MAHALLE BASKISI OLMALI, İNSANLAR BİR BİRİNİ UYARMALI

Suyun tasarrufu için ciddi bir mahalle baskısının oluşması gerektiğini belirten aynı yetkili, “Mahalle baskısı olmadan bu iş olmaz. Bizim yaptığımız farkındalık çalışmaları elbette önemli ve yerinde. Fakat işin içine vatandaş da dahil olmalı. Suyun tasarrufu için ciddi bir mahalle baskısına yani oto kontrole ihtiyacımız var. Yazın su hatlarında tamirat oldu ve sular belli bir süre kesintiye uğradı. Suyun geldiğinde ilk iş olarak arabasını yıkayanları gördüm. Bunun yanında sokağı yıkayan esnaflarımız da var. Bunlar belki iyi niyetli işler, temizlik elbette imandan ama temiz olalım derken suyu heba ettiğimizi de unutmayalım. Su, aktığı müddetçe göze gelmeyen ama kesildiğinde ise çok büyük bir problem gibi görülen bir konu. Suyun kıymetini kesildiğinde değil, musluklar aktığında anlarsak geleceğe dair bir su projeksiyonu ortaya koyabiliriz” ifadesini kullandı.

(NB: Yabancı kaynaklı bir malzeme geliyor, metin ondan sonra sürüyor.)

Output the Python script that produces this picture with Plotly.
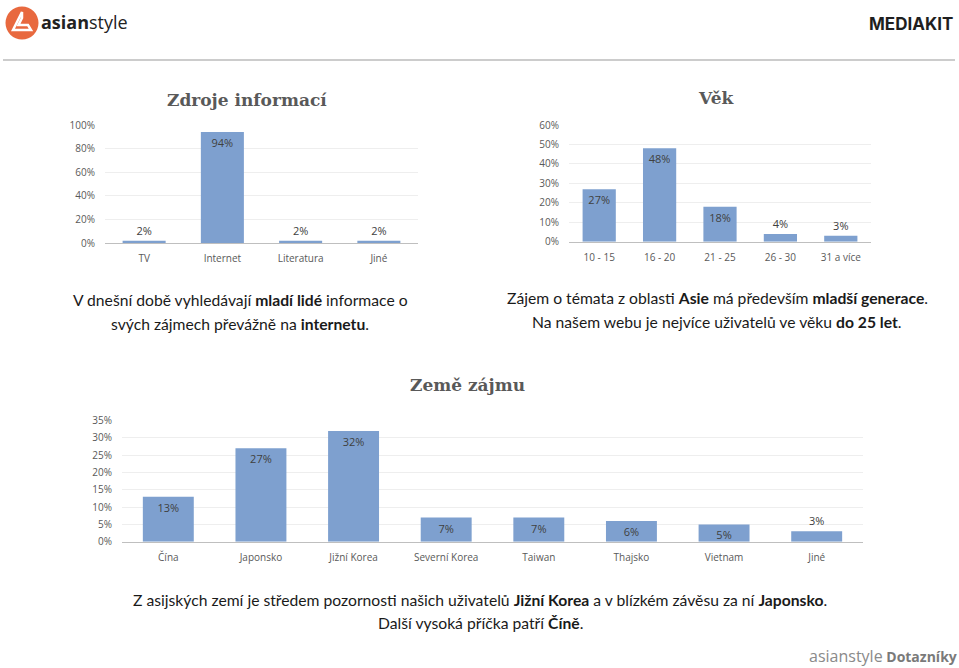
import plotly.graph_objects as go

W, H = 959, 668

# ---- data ----
src_cats = ["TV", "Internet", "Literatura", "Jiné"]
src_vals = [0.02, 0.94, 0.02, 0.02]
src_pos = ["outside", "inside", "outside", "outside"]

age_cats = ["10 - 15", "16 - 20", "21 - 25", "26 - 30", "31 a více"]
age_vals = [0.27, 0.48, 0.18, 0.04, 0.03]
age_pos = ["inside", "inside", "inside", "outside", "outside"]

cty_cats = ["Čína", "Japonsko", "Jižní Korea", "Severní Korea", "Taiwan", "Thajsko", "Vietnam", "Jiné"]
cty_vals = [0.13, 0.27, 0.32, 0.07, 0.07, 0.06, 0.05, 0.03]
cty_pos = ["inside"] * 7 + ["outside"]

BAR = "#7EA0CF"
LBL = "#404040"
TICK = "#595959"
FONT = "Open Sans"


def px(x):
    return x / W


def py(y):
    return 1 - y / H


fig = go.Figure()


def add_bars(cats, vals, pos, n):
    fig.add_trace(go.Bar(
        x=cats, y=vals, marker_color=BAR, marker_line_width=0,
        texttemplate="%{y:.0%}", textposition=pos, insidetextanchor="end",
        constraintext="none", cliponaxis=False,
        textfont=dict(family=FONT, size=11, color=LBL),
        insidetextfont=dict(family=FONT, size=11, color=LBL),
        outsidetextfont=dict(family=FONT, size=11, color=LBL),
        xaxis="x" if n == 1 else f"x{n}", yaxis="y" if n == 1 else f"y{n}",
        showlegend=False, hoverinfo="skip"))


add_bars(src_cats, src_vals, src_pos, 1)
add_bars(age_cats, age_vals, age_pos, 2)
add_bars(cty_cats, cty_vals, cty_pos, 3)


def xax(domain, anchor):
    return dict(domain=domain, anchor=anchor, showgrid=False, showline=True,
                linecolor="#BFBFBF", linewidth=1, ticks="", fixedrange=True,
                automargin=False,
                tickfont=dict(family=FONT, size=10, color=TICK),
                ticklabelstandoff=6)


def yax(domain, anchor, rng, dtick):
    return dict(domain=domain, anchor=anchor, range=rng, dtick=dtick,
                tickformat=".0%", showgrid=True, gridcolor="#EEEEEE",
                gridwidth=1, zeroline=False, showline=False, ticks="",
                automargin=False,
                tickfont=dict(family=FONT, size=10, color=TICK),
                ticklabelstandoff=9, fixedrange=True)


fig.update_layout(
    width=W, height=H, margin=dict(l=0, r=0, t=0, b=0, pad=0, autoexpand=False),
    paper_bgcolor="white", plot_bgcolor="white", bargap=0.45,
    xaxis=xax([px(105), px(418)], "y"),
    yaxis=yax([py(243), py(125)], "x", [0, 1], 0.2),
    xaxis2=xax([px(569), px(871)], "y2"),
    yaxis2=yax([py(241.7), py(125)], "x2", [0, 0.6], 0.1),
    xaxis3=xax([px(122), px(863)], "y3"),
    yaxis3=yax([py(541.7), py(420.7)], "x3", [0, 0.35], 0.05),
)

ann = []


def text(x, y, t, size, color="#222", family=FONT, xanchor="center"):
    ann.append(dict(x=px(x), y=py(y), xref="paper", yref="paper", text=t,
                    showarrow=False, xanchor=xanchor, yanchor="middle",
                    font=dict(family=family, size=size, color=color)))


SERIF = "DejaVu Serif"
text(247, 100, "<b>Zdroje informací</b>", 17, "#595959", SERIF)
text(716, 98, "<b>Věk</b>", 17, "#595959", SERIF)
text(467, 385, "<b>Země zájmu</b>", 17, "#595959", SERIF)

BODY = "Lato"
BS = 15.7
text(240, 300, "V dnešní době vyhledávají <b>mladí lidé</b> informace o", BS, "#1a1a1a", BODY)
text(240, 324, "svých zájmech převážně na <b>internetu</b>.", BS, "#1a1a1a", BODY)
text(717, 298, "Zájem o témata z oblasti <b>Asie</b> má především <b>mladší generace</b>.", BS, "#1a1a1a", BODY)
text(717, 322, "Na našem webu je nejvíce uživatelů ve věku <b>do 25 let</b>.", BS, "#1a1a1a", BODY)
text(480, 600, "Z asijských zemí je středem pozornosti našich uživatelů <b>Jižní Korea</b> a v blízkém závěsu za ní <b>Japonsko</b>.", BS, "#1a1a1a", BODY)
text(480, 623, "Další vysoká příčka patří <b>Číně</b>.", BS, "#1a1a1a", BODY)

# header / footer
text(39, 22, "<b>asian</b>style", 18, "#222222", "Open Sans", "left")
text(955, 24, "<b>MEDIAKIT</b>", 17, "#1f1f1f", "Inter", "right")
text(959, 656, "<span style='color:#8a8a8a;font-size:16px'>asianstyle</span> <b>Dotazníky</b>", 14, "#7a7a7a", "Open Sans", "right")

fig.update_layout(annotations=ann)

shapes = [
    dict(type="line", xref="paper", yref="paper", x0=px(3), x1=px(955),
         y0=py(60), y1=py(60), line=dict(color="#CCCCCC", width=2)),
    dict(type="circle", xref="paper", yref="paper", x0=px(5.5), x1=px(38.5),
         y0=py(39.5), y1=py(6.5), fillcolor="#E8693F", line_width=0),
    dict(type="path", xref="paper", yref="paper",
         path=f"M {px(22)} {py(12)} L {px(13)} {py(30)} L {px(31)} {py(30)} L {px(28)} {py(25)} "
              f"L {px(18.5)} {py(25)} L {px(22)} {py(18)} Z",
         fillcolor="rgba(0,0,0,0)", line=dict(color="white", width=2.5)),
]
fig.update_layout(shapes=shapes)

fig.write_html("out.html")
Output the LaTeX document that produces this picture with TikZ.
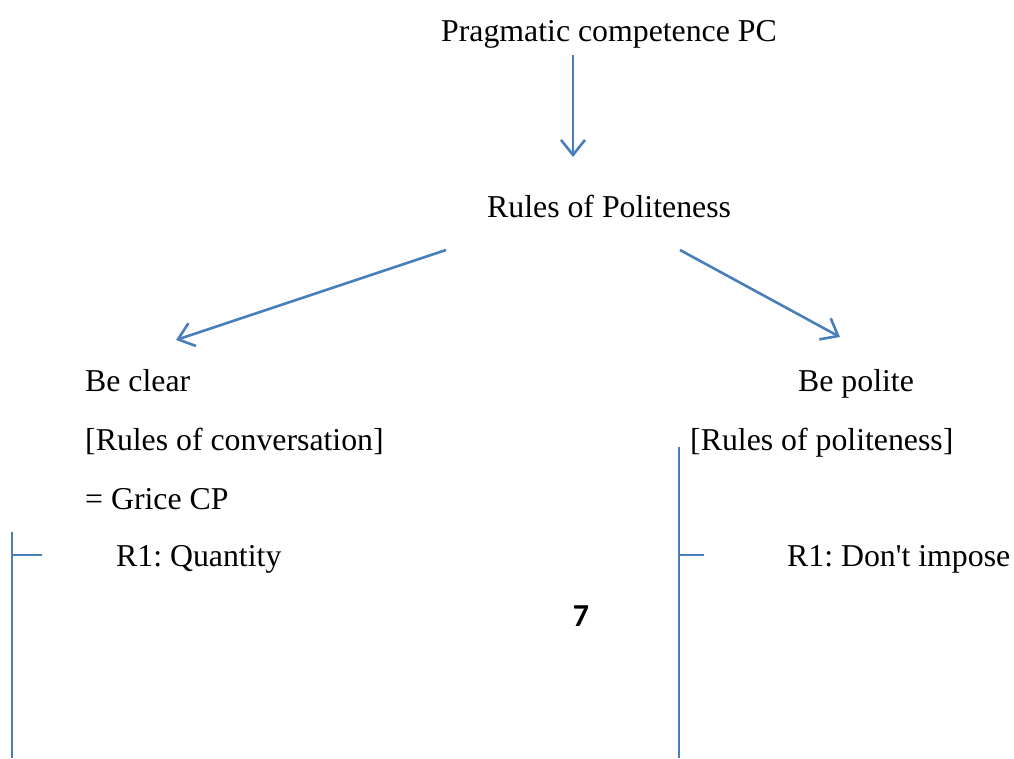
\documentclass[tikz,border=0pt]{standalone}
\usepackage{fontspec}
\setmainfont{Liberation Serif}
\newfontfamily\plainrm{Liberation Serif}[Ligatures=TeXOff]
\newfontfamily\numfont{Carlito}
\usetikzlibrary{arrows.meta}
\definecolor{lineblue}{HTML}{4A7EBB}
\frenchspacing
\tikzset{
  lbl/.style={anchor=base west, inner sep=0pt, font=\fontsize{31.8}{38}\selectfont},
  conn/.style={draw=lineblue, line width=2.6pt, -{Straight Barb[length=15pt,width=24pt,line width=2.6pt]}},
  bracket/.style={draw=lineblue, line width=2.4pt}
}
\begin{document}
\begin{tikzpicture}[x=1pt,y=-1pt]
\useasboundingbox (0,0) rectangle (1014,758);
\node[lbl] (pc) at (441,41) {Pragmatic competence PC};
\node[lbl] (rp) at (487,217) {Rules of Politeness};
\node[lbl] (bc) at (85,391) {Be clear};
\node[lbl] (rc) at (85,450) {[Rules of conversation]};
\node[lbl] (gc) at (85,509) {= Grice CP};
\node[lbl] (rq) at (116,566) {R1: Quantity};
\node[lbl] (bp) at (798,391) {Be polite};
\node[lbl] (rl) at (690,450) {[Rules of politeness]};
\node[lbl] (rd) at (787,566) {\plainrm R1: Don't impose};
\node[anchor=base, inner sep=0pt, font=\numfont\bfseries\fontsize{32}{38}\selectfont] (seven) at (581,626) {7};
\coordinate (a1s) at (573,55);
\coordinate (a1e) at (573,157);
\coordinate (a2s) at (446,250);
\coordinate (a2e) at (176,340);
\coordinate (a3s) at (680,250);
\coordinate (a3e) at (840,337);
\draw[conn] (a1s) -- (a1e);
\draw[conn] (a2s) -- (a2e);
\draw[conn] (a3s) -- (a3e);
\coordinate (lt) at (12,532);
\coordinate (lb) at (12,758);
\coordinate (lk) at (12,555);
\coordinate (lke) at (42,555);
\draw[bracket] (lt) -- (lb);
\draw[bracket] (lk) -- (lke);
\coordinate (rt) at (679,447);
\coordinate (rb) at (679,758);
\coordinate (rk) at (679,555);
\coordinate (rke) at (704,555);
\draw[bracket] (rt) -- (rb);
\draw[bracket] (rk) -- (rke);
\end{tikzpicture}
\end{document}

KENT KONSEYİ BAŞKANI KURNAZ: SU KONUSUNDA BİZLER DE ÇALIŞMA YAPARIZ

Öte yandan Kent Konseyi Başkanı Mehmet Kurnaz da su tasarrufuyla ilgili çalışmalar yaptıklarını ve yapılacak çalışmalara da destek vereceklerini kaydetti. Kurnaz, “Tasarruf için çalışmalar yaptık ve bunları ilgili kurumlara ilettik. Dünyamızın %71’i sularla çevrili ancak dünyadaki suyun %97’si tuzlu su. Diğer bir deyişle yalnızca %3’ü temiz su kaynakları sınıfına giriyor. Üstelik bu suyun da yalnızca %0.5’i yani binde beşi içilmeye uygun nitelik taşıyor. Kalan temiz su kaynakları buzullara, atmosfere, toprağa ve yer altına dağılmış durumda. Dünya nüfusunun giderek arttığı gerçeği de göz önünde bulundurulduğunda sahip olduğumuz doğal su kaynaklarının ihtiyaçları karşılama noktasında yetersiz kalma ihtimali, artık yalnızca bir ihtimal değil.  Su tasarrufu yapmanın ilk adımı su israfının engellemesidir. Gün içerisinde gereksiz yere açık bırakılan musluklar geri döndürülmesi mümkün olmayan su kayıplarına yol açabilir. Yalnızca 1 dakikada 6 litre su tasarrufu yapmak adına diş fırçalarken musluğu kapatmak dahi yeterlidir. Bu noktada sızdıran muslukların tamir edilmesini sağlamak ihmal edilmemelidir. Böylece 60 litre temiz su kanalizasyona gitmekten kurtarılarak kullanım devamlılığı sağlanabilir” dedi.